━━━ PROVIDED DATA

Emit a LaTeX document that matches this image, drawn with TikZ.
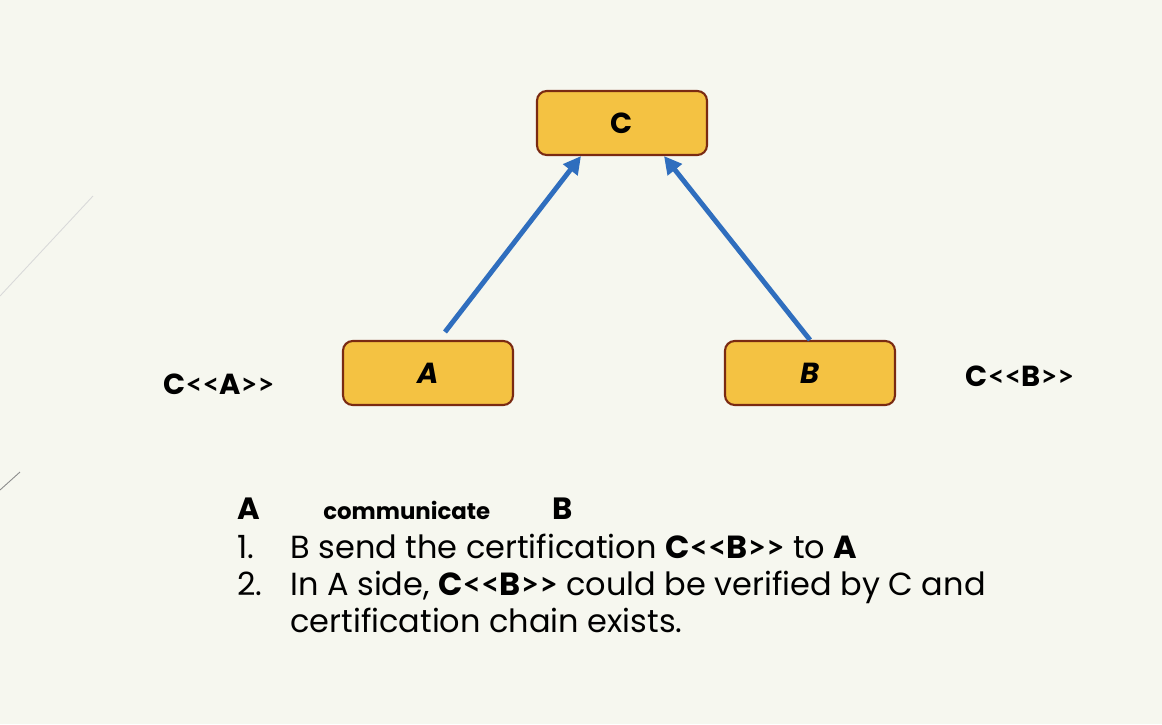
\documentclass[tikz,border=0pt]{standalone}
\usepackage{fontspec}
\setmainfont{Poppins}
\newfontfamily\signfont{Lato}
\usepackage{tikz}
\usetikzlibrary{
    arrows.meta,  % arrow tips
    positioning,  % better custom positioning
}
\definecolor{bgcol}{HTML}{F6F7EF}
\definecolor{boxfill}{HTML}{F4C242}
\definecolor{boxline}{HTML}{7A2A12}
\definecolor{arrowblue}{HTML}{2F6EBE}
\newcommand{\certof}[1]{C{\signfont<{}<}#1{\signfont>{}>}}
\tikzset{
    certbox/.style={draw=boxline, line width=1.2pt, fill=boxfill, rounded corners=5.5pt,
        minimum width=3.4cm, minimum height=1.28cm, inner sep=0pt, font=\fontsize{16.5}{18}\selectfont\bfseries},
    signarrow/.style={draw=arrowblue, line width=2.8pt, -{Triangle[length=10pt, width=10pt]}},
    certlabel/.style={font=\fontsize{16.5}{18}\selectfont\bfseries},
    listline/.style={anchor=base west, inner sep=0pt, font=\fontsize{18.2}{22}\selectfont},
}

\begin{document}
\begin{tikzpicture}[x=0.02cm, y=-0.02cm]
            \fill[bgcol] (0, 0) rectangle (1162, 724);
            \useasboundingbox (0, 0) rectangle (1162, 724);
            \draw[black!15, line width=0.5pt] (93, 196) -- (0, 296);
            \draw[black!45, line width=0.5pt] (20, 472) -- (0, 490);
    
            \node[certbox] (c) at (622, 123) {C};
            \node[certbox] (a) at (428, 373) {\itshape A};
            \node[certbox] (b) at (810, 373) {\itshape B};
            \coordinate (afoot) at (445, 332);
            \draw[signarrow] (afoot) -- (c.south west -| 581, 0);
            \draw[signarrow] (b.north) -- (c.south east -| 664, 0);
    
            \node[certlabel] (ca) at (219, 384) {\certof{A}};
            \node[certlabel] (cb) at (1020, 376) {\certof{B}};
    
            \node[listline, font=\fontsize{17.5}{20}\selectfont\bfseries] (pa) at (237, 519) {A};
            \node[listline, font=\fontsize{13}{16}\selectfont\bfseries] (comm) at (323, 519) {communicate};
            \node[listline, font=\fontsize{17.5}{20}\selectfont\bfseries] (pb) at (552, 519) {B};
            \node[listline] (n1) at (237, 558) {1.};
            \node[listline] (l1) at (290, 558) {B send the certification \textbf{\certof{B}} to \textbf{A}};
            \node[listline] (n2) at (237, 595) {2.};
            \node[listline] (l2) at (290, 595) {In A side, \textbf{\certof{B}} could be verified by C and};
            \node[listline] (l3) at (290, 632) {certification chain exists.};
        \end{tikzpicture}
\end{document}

━━━━━━

Up to and including the line with "472) -- (0, 490);", copy the data above from its first line. Skip pictures.

Emit a LaTeX document that matches this image, drawn with TikZ.
\documentclass[tikz,border=0pt]{standalone}
\usepackage{fontspec}
\setmainfont{Poppins}
\newfontfamily\signfont{Lato}
\usepackage{tikz}
\usetikzlibrary{
    arrows.meta,  % arrow tips
    positioning,  % better custom positioning
}
\definecolor{bgcol}{HTML}{F6F7EF}
\definecolor{boxfill}{HTML}{F4C242}
\definecolor{boxline}{HTML}{7A2A12}
\definecolor{arrowblue}{HTML}{2F6EBE}
\newcommand{\certof}[1]{C{\signfont<{}<}#1{\signfont>{}>}}
\tikzset{
    certbox/.style={draw=boxline, line width=1.2pt, fill=boxfill, rounded corners=5.5pt,
        minimum width=3.4cm, minimum height=1.28cm, inner sep=0pt, font=\fontsize{16.5}{18}\selectfont\bfseries},
    signarrow/.style={draw=arrowblue, line width=2.8pt, -{Triangle[length=10pt, width=10pt]}},
    certlabel/.style={font=\fontsize{16.5}{18}\selectfont\bfseries},
    listline/.style={anchor=base west, inner sep=0pt, font=\fontsize{18.2}{22}\selectfont},
}

\begin{document}
\begin{tikzpicture}[x=0.02cm, y=-0.02cm]
            \fill[bgcol] (0, 0) rectangle (1162, 724);
            \useasboundingbox (0, 0) rectangle (1162, 724);
            \draw[black!15, line width=0.5pt] (93, 196) -- (0, 296);
            \draw[black!45, line width=0.5pt] (20, 472) -- (0, 490);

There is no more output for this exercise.